**What the task asks**
Return the listing below verbatim. Pictures do not belong in the copy.
--- Start Data section ---
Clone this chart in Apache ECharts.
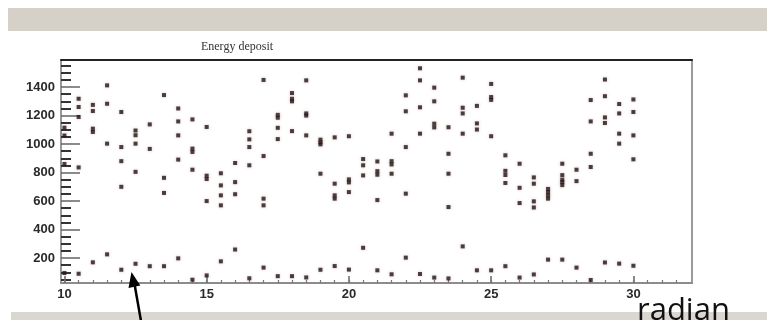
<!DOCTYPE html>
<html>
<head>
<meta charset="utf-8">
<script src="https://cdn.jsdelivr.net/npm/echarts@6/dist/echarts.min.js"></script>
<style>
  html, body { margin: 0; padding: 0; background: #ffffff; }
  #chart { width: 767px; height: 320px; }
</style>
</head>
<body>
<div id="chart"></div>
<script>
// Detector columns (radian) and the energy deposits measured in each one
const radians = [10, 10.5, 11, 11.5, 12, 12.5, 13, 13.5, 14, 14.5,
                 15, 15.5, 16, 16.5, 17, 17.5, 18, 18.5, 19, 19.5,
                 20, 20.5, 21, 21.5, 22, 22.5, 23, 23.5, 24, 24.5,
                 25, 25.5, 26, 26.5, 27, 27.5, 28, 28.5, 29, 29.5, 30];

// High-energy cluster, one list per column
const upperDeposits = [
  [1115, 1060, 860],
  [1318, 1260, 1190, 836],
  [1275, 1232, 1108, 1085],
  [1412, 1283, 1003],
  [1225, 979, 880, 700],
  [1095, 1062, 1003, 805],
  [1138, 966],
  [1344, 763, 657],
  [1250, 1159, 1061, 891],
  [1173, 968, 945, 820],
  [1120, 778, 755, 600],
  [795, 710, 640, 570],
  [867, 733, 648],
  [1090, 1033, 979, 851],
  [1450, 916, 617, 570],
  [1205, 1185, 1114, 1035],
  [1358, 1318, 1300, 1091],
  [1447, 1215, 1200, 1061],
  [1031, 1012, 998, 792],
  [1047, 722, 640, 617],
  [1055, 752, 731, 663],
  [895, 851, 780],
  [878, 810, 785, 607],
  [1073, 880, 857, 792],
  [1342, 1230, 979, 652],
  [1532, 1447, 1258, 1073],
  [1396, 1300, 1143, 1117],
  [1118, 932, 792, 558],
  [1466, 1255, 1215, 1073],
  [1268, 1145, 1102],
  [1422, 1330, 1310, 1055],
  [921, 812, 783, 727],
  [862, 693, 586],
  [766, 722, 598, 555],
  [685, 663, 640, 617],
  [862, 782, 750, 733, 712],
  [820, 740],
  [1309, 1159, 932, 839],
  [1453, 1336, 1187, 1148],
  [1281, 1215, 1073, 1003],
  [1313, 1225, 1061, 893]
];

// Low-energy deposit, one per column
const lowerDeposits = [95, 90, 170, 226, 118, 160, 143, 143, 198, 48,
                       78, 177, 260, 58, 133, 73, 73, 64, 118, 144,
                       119, 272, 114, 86, 203, 88, 63, 57, 282, 114,
                       114, 143, 63, 85, 189, 189, 133, 46, 169, 161, 146];

// Axis ticks and labels
const xLabelTicks = [10, 15, 20, 25, 30];
const xMinorTicks = [10, 10.5, 11, 11.5, 12, 12.5, 13, 13.5, 14, 14.5, 15, 15.5, 16, 16.5,
                     17, 17.5, 18, 18.5, 19, 19.5, 20, 20.5, 21, 21.5, 22, 22.5, 23, 23.5,
                     24, 24.5, 25, 25.5, 26, 26.5, 27, 27.5, 28, 28.5, 29, 29.5, 30, 30.5,
                     31, 31.5];
const yLabelTicks = [200, 400, 600, 800, 1000, 1200, 1400];
const yMinorTicks = [50, 100, 150, 250, 300, 350, 450, 500, 550, 650, 700, 750, 850, 900, 950,
                     1050, 1100, 1150, 1250, 1300, 1350, 1450, 1500, 1550];

const X_MIN = 9.88, X_MAX = 32.06;
const Y_MIN = 25, Y_MAX = 1590;

const points = [];
radians.forEach((r, i) => {
  upperDeposits[i].forEach(e => points.push([r, e]));
  points.push([r, lowerDeposits[i]]);
});

const labelFont = {
  fontFamily: '"Liberation Sans", Arial, sans-serif',
  fontWeight: 'bold',
  fontSize: 13,
  color: '#2a2a2a',
  formatter: v => String(v)
};

const chart = echarts.init(document.getElementById('chart'), null, { renderer: 'canvas' });

chart.setOption({
  animation: false,
  backgroundColor: '#ffffff',
  title: {
    text: 'Energy deposit',
    left: 232,
    top: 36,
    textAlign: 'center',
    textStyle: {
      fontFamily: '"Liberation Serif", "DejaVu Serif", serif',
      fontWeight: 'normal',
      fontSize: 12,
      color: '#333'
    }
  },
  grid: { left: 61, right: 75, top: 60, bottom: 37, containLabel: false },
  xAxis: [
    {
      type: 'value', position: 'bottom', min: X_MIN, max: X_MAX,
      axisLine: { show: true, lineStyle: { color: '#8c8c8c', width: 2 } },
      axisTick: { show: true, inside: true, length: 7, customValues: xLabelTicks,
                  lineStyle: { color: '#666', width: 1.5 } },
      axisLabel: Object.assign({ show: true, margin: 5, customValues: xLabelTicks }, labelFont),
      splitLine: { show: false }
    },
    {
      type: 'value', position: 'bottom', min: X_MIN, max: X_MAX,
      axisLine: { show: false },
      axisTick: { show: true, inside: true, length: 3, customValues: xMinorTicks,
                  lineStyle: { color: '#777', width: 1.2 } },
      axisLabel: { show: false },
      splitLine: { show: false }
    },
    {
      type: 'value', position: 'top', min: X_MIN, max: X_MAX,
      axisLine: { show: true, lineStyle: { color: '#222', width: 2 } },
      axisTick: { show: false },
      axisLabel: { show: false },
      splitLine: { show: false }
    }
  ],
  yAxis: [
    {
      type: 'value', position: 'left', min: Y_MIN, max: Y_MAX,
      axisLine: { show: true, lineStyle: { color: '#777', width: 1.5 } },
      axisTick: { show: true, inside: true, length: 19, customValues: yLabelTicks,
                  lineStyle: { color: '#666', width: 1.5 } },
      axisLabel: Object.assign({ show: true, margin: 6, customValues: yLabelTicks }, labelFont),
      splitLine: { show: false }
    },
    {
      type: 'value', position: 'left', min: Y_MIN, max: Y_MAX,
      axisLine: { show: false },
      axisTick: { show: true, inside: true, length: 10, customValues: yMinorTicks,
                  lineStyle: { color: '#333', width: 2 } },
      axisLabel: { show: false },
      splitLine: { show: false }
    },
    {
      type: 'value', position: 'right', min: Y_MIN, max: Y_MAX,
      axisLine: { show: true, lineStyle: { color: '#9a9a9a', width: 2 } },
      axisTick: { show: false },
      axisLabel: { show: false },
      splitLine: { show: false }
    }
  ],
  series: [
    {
      type: 'scatter',
      xAxisIndex: 0,
      yAxisIndex: 0,
      symbol: 'rect',
      symbolSize: 4,
      data: points,
      itemStyle: {
        color: '#1e1616',
        shadowBlur: 3,
        shadowColor: 'rgba(170, 80, 80, 0.45)'
      },
      z: 3
    }
  ],
  graphic: [
    { type: 'rect', z: -10, silent: true,
      shape: { x: 8, y: 8, width: 759, height: 23 },
      style: { fill: '#d5d1c9' } },
    { type: 'rect', z: -10, silent: true,
      shape: { x: 11, y: 312, width: 756, height: 8 },
      style: { fill: '#dad7d1' } },
    { type: 'text', z: 20, silent: true,
      x: 637, y: 296,
      style: { text: 'radian', font: '31px "Open Sans", sans-serif', fill: '#111',
               verticalAlign: 'top' } },
    { type: 'line', z: 20, silent: true,
      shape: { x1: 141, y1: 321, x2: 134.5, y2: 284 },
      style: { stroke: '#000', lineWidth: 2.5 } },
    { type: 'polygon', z: 20, silent: true,
      shape: { points: [[131.5, 272], [140.3, 285.5], [128.5, 287.9]] },
      style: { fill: '#000' } }
  ]
});
</script>
</body>
</html>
--- End Data section ---
**Solution**
Clone this chart in Apache ECharts.
<!DOCTYPE html>
<html>
<head>
<meta charset="utf-8">
<script src="https://cdn.jsdelivr.net/npm/echarts@6/dist/echarts.min.js"></script>
<style>
  html, body { margin: 0; padding: 0; background: #ffffff; }
  #chart { width: 767px; height: 320px; }
</style>
</head>
<body>
<div id="chart"></div>
<script>
// Detector columns (radian) and the energy deposits measured in each one
const radians = [10, 10.5, 11, 11.5, 12, 12.5, 13, 13.5, 14, 14.5,
                 15, 15.5, 16, 16.5, 17, 17.5, 18, 18.5, 19, 19.5,
                 20, 20.5, 21, 21.5, 22, 22.5, 23, 23.5, 24, 24.5,
                 25, 25.5, 26, 26.5, 27, 27.5, 28, 28.5, 29, 29.5, 30];

// High-energy cluster, one list per column
const upperDeposits = [
  [1115, 1060, 860],
  [1318, 1260, 1190, 836],
  [1275, 1232, 1108, 1085],
  [1412, 1283, 1003],
  [1225, 979, 880, 700],
  [1095, 1062, 1003, 805],
  [1138, 966],
  [1344, 763, 657],
  [1250, 1159, 1061, 891],
  [1173, 968, 945, 820],
  [1120, 778, 755, 600],
  [795, 710, 640, 570],
  [867, 733, 648],
  [1090, 1033, 979, 851],
  [1450, 916, 617, 570],
  [1205, 1185, 1114, 1035],
  [1358, 1318, 1300, 1091],
  [1447, 1215, 1200, 1061],
  [1031, 1012, 998, 792],
  [1047, 722, 640, 617],
  [1055, 752, 731, 663],
  [895, 851, 780],
  [878, 810, 785, 607],
  [1073, 880, 857, 792],
  [1342, 1230, 979, 652],
  [1532, 1447, 1258, 1073],
  [1396, 1300, 1143, 1117],
  [1118, 932, 792, 558],
  [1466, 1255, 1215, 1073],
  [1268, 1145, 1102],
  [1422, 1330, 1310, 1055],
  [921, 812, 783, 727],
  [862, 693, 586],
  [766, 722, 598, 555],
  [685, 663, 640, 617],
  [862, 782, 750, 733, 712],
  [820, 740],
  [1309, 1159, 932, 839],
  [1453, 1336, 1187, 1148],
  [1281, 1215, 1073, 1003],
  [1313, 1225, 1061, 893]
];

// Low-energy deposit, one per column
const lowerDeposits = [95, 90, 170, 226, 118, 160, 143, 143, 198, 48,
                       78, 177, 260, 58, 133, 73, 73, 64, 118, 144,
                       119, 272, 114, 86, 203, 88, 63, 57, 282, 114,
                       114, 143, 63, 85, 189, 189, 133, 46, 169, 161, 146];

// Axis ticks and labels
const xLabelTicks = [10, 15, 20, 25, 30];
const xMinorTicks = [10, 10.5, 11, 11.5, 12, 12.5, 13, 13.5, 14, 14.5, 15, 15.5, 16, 16.5,
                     17, 17.5, 18, 18.5, 19, 19.5, 20, 20.5, 21, 21.5, 22, 22.5, 23, 23.5,
                     24, 24.5, 25, 25.5, 26, 26.5, 27, 27.5, 28, 28.5, 29, 29.5, 30, 30.5,
                     31, 31.5];
const yLabelTicks = [200, 400, 600, 800, 1000, 1200, 1400];
const yMinorTicks = [50, 100, 150, 250, 300, 350, 450, 500, 550, 650, 700, 750, 850, 900, 950,
                     1050, 1100, 1150, 1250, 1300, 1350, 1450, 1500, 1550];

const X_MIN = 9.88, X_MAX = 32.06;
const Y_MIN = 25, Y_MAX = 1590;

const points = [];
radians.forEach((r, i) => {
  upperDeposits[i].forEach(e => points.push([r, e]));
  points.push([r, lowerDeposits[i]]);
});

const labelFont = {
  fontFamily: '"Liberation Sans", Arial, sans-serif',
  fontWeight: 'bold',
  fontSize: 13,
  color: '#2a2a2a',
  formatter: v => String(v)
};

const chart = echarts.init(document.getElementById('chart'), null, { renderer: 'canvas' });

chart.setOption({
  animation: false,
  backgroundColor: '#ffffff',
  title: {
    text: 'Energy deposit',
    left: 232,
    top: 36,
    textAlign: 'center',
    textStyle: {
      fontFamily: '"Liberation Serif", "DejaVu Serif", serif',
      fontWeight: 'normal',
      fontSize: 12,
      color: '#333'
    }
  },
  grid: { left: 61, right: 75, top: 60, bottom: 37, containLabel: false },
  xAxis: [
    {
      type: 'value', position: 'bottom', min: X_MIN, max: X_MAX,
      axisLine: { show: true, lineStyle: { color: '#8c8c8c', width: 2 } },
      axisTick: { show: true, inside: true, length: 7, customValues: xLabelTicks,
                  lineStyle: { color: '#666', width: 1.5 } },
      axisLabel: Object.assign({ show: true, margin: 5, customValues: xLabelTicks }, labelFont),
      splitLine: { show: false }
    },
    {
      type: 'value', position: 'bottom', min: X_MIN, max: X_MAX,
      axisLine: { show: false },
      axisTick: { show: true, inside: true, length: 3, customValues: xMinorTicks,
                  lineStyle: { color: '#777', width: 1.2 } },
      axisLabel: { show: false },
      splitLine: { show: false }
    },
    {
      type: 'value', position: 'top', min: X_MIN, max: X_MAX,
      axisLine: { show: true, lineStyle: { color: '#222', width: 2 } },
      axisTick: { show: false },
      axisLabel: { show: false },
      splitLine: { show: false }
    }
  ],
  yAxis: [
    {
      type: 'value', position: 'left', min: Y_MIN, max: Y_MAX,
      axisLine: { show: true, lineStyle: { color: '#777', width: 1.5 } },
      axisTick: { show: true, inside: true, length: 19, customValues: yLabelTicks,
                  lineStyle: { color: '#666', width: 1.5 } },
      axisLabel: Object.assign({ show: true, margin: 6, customValues: yLabelTicks }, labelFont),
      splitLine: { show: false }
    },
    {
      type: 'value', position: 'left', min: Y_MIN, max: Y_MAX,
      axisLine: { show: false },
      axisTick: { show: true, inside: true, length: 10, customValues: yMinorTicks,
                  lineStyle: { color: '#333', width: 2 } },
      axisLabel: { show: false },
      splitLine: { show: false }
    },
    {
      type: 'value', position: 'right', min: Y_MIN, max: Y_MAX,
      axisLine: { show: true, lineStyle: { color: '#9a9a9a', width: 2 } },
      axisTick: { show: false },
      axisLabel: { show: false },
      splitLine: { show: false }
    }
  ],
  series: [
    {
      type: 'scatter',
      xAxisIndex: 0,
      yAxisIndex: 0,
      symbol: 'rect',
      symbolSize: 4,
      data: points,
      itemStyle: {
        color: '#1e1616',
        shadowBlur: 3,
        shadowColor: 'rgba(170, 80, 80, 0.45)'
      },
      z: 3
    }
  ],
  graphic: [
    { type: 'rect', z: -10, silent: true,
      shape: { x: 8, y: 8, width: 759, height: 23 },
      style: { fill: '#d5d1c9' } },
    { type: 'rect', z: -10, silent: true,
      shape: { x: 11, y: 312, width: 756, height: 8 },
      style: { fill: '#dad7d1' } },
    { type: 'text', z: 20, silent: true,
      x: 637, y: 296,
      style: { text: 'radian', font: '31px "Open Sans", sans-serif', fill: '#111',
               verticalAlign: 'top' } },
    { type: 'line', z: 20, silent: true,
      shape: { x1: 141, y1: 321, x2: 134.5, y2: 284 },
      style: { stroke: '#000', lineWidth: 2.5 } },
    { type: 'polygon', z: 20, silent: true,
      shape: { points: [[131.5, 272], [140.3, 285.5], [128.5, 287.9]] },
      style: { fill: '#000' } }
  ]
});
</script>
</body>
</html>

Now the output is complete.